- SET PROBLEM:
Examine the entries and show every line in which the word "this" is found.

- EXERCISE INPUT:
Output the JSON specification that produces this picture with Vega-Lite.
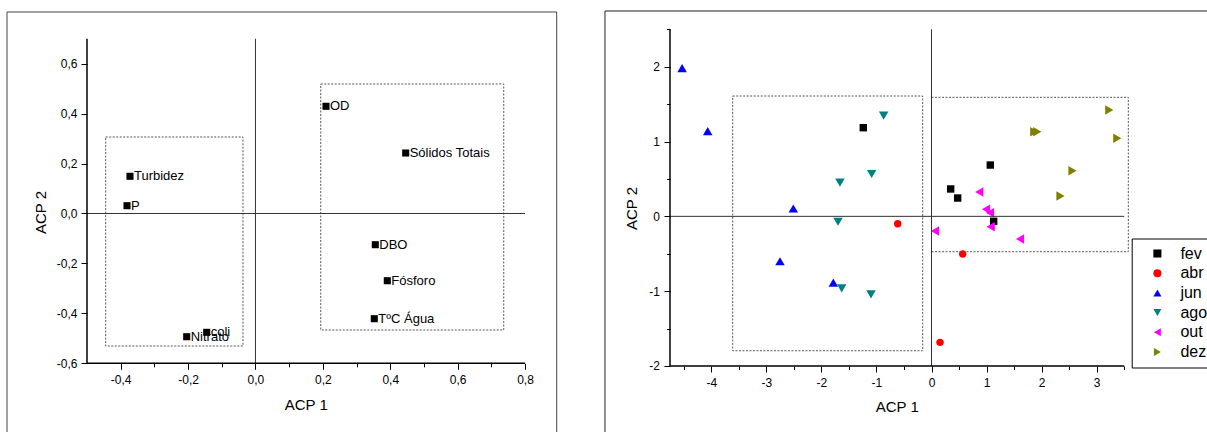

* * *

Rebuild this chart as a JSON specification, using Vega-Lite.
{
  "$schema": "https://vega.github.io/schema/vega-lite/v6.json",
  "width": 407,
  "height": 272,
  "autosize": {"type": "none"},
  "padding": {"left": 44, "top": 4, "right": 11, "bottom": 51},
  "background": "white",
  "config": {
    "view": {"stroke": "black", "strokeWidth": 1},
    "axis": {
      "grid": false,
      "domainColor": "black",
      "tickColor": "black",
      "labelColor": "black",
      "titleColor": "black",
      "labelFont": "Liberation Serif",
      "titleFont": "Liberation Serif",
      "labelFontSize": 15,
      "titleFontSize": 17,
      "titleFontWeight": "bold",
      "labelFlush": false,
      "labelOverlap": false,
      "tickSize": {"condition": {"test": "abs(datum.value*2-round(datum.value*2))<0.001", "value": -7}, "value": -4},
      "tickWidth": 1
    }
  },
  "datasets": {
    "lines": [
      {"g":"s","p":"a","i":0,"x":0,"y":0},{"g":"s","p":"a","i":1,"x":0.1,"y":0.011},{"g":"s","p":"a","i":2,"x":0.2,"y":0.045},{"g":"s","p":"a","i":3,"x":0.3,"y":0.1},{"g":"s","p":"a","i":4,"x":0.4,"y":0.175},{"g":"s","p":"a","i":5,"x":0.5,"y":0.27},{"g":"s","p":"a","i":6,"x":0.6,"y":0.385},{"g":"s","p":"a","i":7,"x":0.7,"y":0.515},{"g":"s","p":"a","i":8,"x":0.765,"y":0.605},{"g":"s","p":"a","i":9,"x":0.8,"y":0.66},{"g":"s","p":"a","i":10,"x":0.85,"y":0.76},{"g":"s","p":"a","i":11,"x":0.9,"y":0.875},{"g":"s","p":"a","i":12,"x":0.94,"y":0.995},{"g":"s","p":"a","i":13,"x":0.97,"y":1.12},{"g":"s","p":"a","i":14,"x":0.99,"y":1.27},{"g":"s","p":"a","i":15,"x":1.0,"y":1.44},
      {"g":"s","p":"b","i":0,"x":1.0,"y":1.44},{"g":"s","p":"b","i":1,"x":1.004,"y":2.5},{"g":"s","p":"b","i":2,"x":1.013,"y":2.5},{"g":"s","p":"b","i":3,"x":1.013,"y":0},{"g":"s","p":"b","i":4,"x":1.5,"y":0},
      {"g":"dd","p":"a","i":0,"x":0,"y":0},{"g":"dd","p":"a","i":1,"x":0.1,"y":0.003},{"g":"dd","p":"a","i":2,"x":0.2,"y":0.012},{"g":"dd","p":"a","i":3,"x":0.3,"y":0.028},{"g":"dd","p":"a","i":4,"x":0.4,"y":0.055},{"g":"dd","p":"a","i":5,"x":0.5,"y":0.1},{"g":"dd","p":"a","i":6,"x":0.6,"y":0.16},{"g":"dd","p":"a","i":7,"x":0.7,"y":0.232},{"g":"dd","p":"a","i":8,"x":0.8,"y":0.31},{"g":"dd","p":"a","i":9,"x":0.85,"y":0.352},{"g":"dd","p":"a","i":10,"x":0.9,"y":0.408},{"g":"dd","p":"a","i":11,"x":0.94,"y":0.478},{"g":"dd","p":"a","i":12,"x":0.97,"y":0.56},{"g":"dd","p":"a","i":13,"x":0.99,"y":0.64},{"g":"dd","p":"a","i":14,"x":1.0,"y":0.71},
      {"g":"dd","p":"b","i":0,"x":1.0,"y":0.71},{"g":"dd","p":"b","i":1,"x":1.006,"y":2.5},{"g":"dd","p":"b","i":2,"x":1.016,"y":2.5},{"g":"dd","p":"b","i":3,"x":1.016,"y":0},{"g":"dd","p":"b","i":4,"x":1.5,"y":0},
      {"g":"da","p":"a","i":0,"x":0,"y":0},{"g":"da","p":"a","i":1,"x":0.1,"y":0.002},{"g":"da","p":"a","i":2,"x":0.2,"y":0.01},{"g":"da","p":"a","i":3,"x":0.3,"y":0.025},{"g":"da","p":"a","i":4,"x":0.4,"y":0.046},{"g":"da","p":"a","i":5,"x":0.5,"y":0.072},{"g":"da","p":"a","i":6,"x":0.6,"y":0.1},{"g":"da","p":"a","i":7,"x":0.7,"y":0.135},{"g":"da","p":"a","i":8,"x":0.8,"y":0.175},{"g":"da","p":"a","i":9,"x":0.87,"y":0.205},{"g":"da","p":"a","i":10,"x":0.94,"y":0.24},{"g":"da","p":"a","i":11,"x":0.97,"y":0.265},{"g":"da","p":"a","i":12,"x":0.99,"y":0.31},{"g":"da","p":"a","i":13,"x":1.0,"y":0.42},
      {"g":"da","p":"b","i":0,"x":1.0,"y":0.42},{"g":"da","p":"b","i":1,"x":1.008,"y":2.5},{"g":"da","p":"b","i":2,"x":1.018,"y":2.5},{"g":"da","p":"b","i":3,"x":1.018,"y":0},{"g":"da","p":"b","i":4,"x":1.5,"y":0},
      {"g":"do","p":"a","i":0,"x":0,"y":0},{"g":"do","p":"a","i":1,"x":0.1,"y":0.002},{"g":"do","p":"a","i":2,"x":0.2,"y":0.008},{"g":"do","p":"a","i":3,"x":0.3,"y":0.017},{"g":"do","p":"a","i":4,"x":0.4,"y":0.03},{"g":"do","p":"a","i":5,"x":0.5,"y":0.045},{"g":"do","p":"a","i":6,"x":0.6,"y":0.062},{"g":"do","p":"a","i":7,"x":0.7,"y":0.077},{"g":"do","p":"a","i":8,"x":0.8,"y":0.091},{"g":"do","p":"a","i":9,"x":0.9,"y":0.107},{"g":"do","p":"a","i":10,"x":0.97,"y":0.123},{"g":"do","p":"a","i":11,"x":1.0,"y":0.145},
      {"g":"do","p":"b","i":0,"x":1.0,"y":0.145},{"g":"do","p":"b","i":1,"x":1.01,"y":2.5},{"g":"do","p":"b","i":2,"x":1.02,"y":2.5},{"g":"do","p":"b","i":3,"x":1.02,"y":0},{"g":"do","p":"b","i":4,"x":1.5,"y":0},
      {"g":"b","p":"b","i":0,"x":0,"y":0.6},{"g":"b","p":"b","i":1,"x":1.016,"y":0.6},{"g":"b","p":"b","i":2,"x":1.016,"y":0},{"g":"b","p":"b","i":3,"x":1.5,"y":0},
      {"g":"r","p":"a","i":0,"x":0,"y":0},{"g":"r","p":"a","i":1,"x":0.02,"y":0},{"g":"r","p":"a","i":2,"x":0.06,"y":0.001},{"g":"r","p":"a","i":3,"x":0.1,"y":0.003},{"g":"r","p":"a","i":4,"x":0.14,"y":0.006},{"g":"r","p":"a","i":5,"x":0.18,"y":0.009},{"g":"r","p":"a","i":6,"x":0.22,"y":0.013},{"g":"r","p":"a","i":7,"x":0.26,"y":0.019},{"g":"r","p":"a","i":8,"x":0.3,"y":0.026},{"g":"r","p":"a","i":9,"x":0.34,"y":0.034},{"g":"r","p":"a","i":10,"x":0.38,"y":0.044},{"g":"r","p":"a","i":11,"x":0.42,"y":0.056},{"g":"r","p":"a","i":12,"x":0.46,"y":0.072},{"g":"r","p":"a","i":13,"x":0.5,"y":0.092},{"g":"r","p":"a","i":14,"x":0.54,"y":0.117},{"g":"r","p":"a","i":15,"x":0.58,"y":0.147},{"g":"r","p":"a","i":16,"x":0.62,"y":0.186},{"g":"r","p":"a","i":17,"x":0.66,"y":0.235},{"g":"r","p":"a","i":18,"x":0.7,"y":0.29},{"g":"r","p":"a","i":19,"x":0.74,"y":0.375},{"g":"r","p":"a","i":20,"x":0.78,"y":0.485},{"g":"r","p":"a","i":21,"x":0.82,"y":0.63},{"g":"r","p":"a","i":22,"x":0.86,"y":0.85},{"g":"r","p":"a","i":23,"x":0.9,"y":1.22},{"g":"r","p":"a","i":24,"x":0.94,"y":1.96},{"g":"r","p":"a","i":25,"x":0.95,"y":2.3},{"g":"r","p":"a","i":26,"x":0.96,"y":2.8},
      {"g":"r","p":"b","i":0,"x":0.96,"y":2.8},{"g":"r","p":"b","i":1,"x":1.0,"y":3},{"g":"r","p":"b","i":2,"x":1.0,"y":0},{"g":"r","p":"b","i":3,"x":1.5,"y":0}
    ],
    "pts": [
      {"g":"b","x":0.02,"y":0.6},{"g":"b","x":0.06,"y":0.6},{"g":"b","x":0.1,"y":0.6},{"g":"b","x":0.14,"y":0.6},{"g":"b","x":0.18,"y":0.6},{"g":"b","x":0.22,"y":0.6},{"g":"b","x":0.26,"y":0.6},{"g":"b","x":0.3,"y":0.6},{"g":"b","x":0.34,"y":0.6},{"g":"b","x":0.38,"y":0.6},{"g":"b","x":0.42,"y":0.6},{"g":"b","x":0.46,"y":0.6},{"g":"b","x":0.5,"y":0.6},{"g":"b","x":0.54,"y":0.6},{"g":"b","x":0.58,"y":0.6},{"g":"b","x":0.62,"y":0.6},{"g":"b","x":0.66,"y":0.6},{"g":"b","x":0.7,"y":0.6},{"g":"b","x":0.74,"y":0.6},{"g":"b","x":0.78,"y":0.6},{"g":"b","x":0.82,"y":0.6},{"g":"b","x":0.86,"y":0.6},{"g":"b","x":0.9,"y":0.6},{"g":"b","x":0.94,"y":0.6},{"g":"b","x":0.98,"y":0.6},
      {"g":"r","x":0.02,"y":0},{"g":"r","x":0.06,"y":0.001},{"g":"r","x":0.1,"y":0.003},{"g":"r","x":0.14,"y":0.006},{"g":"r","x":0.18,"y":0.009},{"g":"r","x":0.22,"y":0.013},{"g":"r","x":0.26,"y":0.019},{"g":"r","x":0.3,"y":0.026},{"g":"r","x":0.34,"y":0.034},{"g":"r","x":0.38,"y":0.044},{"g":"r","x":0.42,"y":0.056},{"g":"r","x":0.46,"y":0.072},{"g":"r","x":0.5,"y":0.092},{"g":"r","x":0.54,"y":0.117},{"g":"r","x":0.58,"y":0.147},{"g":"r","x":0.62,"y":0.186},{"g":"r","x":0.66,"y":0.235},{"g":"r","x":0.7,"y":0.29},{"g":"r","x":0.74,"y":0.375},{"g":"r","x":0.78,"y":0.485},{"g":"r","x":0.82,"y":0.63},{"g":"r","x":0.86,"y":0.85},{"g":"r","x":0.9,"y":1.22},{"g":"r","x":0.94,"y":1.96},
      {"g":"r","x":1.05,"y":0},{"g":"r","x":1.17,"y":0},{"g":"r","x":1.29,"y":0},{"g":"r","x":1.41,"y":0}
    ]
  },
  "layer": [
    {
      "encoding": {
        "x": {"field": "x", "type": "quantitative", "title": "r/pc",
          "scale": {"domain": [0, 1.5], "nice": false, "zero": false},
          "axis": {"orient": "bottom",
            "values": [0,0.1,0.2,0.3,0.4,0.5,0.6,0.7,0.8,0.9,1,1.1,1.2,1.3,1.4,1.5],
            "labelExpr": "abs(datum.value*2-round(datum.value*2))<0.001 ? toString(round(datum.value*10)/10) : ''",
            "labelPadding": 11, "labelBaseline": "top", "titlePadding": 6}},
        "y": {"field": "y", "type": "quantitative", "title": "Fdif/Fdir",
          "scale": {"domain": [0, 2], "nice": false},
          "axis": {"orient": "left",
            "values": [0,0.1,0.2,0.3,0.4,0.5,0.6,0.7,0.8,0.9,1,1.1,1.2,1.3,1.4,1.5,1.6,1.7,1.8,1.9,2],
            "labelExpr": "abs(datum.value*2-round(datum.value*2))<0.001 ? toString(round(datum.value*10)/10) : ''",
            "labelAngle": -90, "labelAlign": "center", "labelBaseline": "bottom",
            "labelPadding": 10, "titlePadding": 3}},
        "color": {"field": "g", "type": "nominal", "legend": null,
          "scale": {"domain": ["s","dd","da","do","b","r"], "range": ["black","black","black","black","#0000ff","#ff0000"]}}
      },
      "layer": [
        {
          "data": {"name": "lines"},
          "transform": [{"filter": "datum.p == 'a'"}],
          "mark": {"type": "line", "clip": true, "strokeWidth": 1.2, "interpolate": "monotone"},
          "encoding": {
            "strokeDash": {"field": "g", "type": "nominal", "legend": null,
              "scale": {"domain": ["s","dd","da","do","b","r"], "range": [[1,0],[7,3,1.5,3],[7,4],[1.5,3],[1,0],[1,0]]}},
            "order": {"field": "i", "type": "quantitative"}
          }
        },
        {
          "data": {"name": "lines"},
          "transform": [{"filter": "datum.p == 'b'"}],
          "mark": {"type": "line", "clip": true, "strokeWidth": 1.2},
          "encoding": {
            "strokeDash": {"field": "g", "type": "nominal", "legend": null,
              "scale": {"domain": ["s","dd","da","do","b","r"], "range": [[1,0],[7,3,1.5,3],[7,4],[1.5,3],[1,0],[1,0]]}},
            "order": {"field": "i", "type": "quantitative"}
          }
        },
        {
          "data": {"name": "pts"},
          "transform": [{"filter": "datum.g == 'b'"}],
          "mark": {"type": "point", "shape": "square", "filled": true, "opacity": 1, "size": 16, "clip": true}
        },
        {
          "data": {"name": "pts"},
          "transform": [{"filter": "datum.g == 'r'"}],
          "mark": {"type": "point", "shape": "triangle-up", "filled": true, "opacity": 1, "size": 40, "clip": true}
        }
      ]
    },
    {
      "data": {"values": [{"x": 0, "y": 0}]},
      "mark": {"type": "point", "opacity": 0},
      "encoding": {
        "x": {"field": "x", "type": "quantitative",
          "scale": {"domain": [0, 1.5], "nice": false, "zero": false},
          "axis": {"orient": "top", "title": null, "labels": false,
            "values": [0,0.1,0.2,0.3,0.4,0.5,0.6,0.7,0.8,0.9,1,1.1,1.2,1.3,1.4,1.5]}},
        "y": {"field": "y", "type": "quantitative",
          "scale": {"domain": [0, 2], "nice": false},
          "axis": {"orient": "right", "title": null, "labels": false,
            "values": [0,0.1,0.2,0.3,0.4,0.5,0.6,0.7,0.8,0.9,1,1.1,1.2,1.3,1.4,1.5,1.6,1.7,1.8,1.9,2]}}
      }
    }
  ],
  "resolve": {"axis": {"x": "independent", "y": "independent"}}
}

- COMPLETED TASK:
Output the JSON specification that produces this picture with Vega-Lite.
Rebuild this chart as a JSON specification, using Vega-Lite.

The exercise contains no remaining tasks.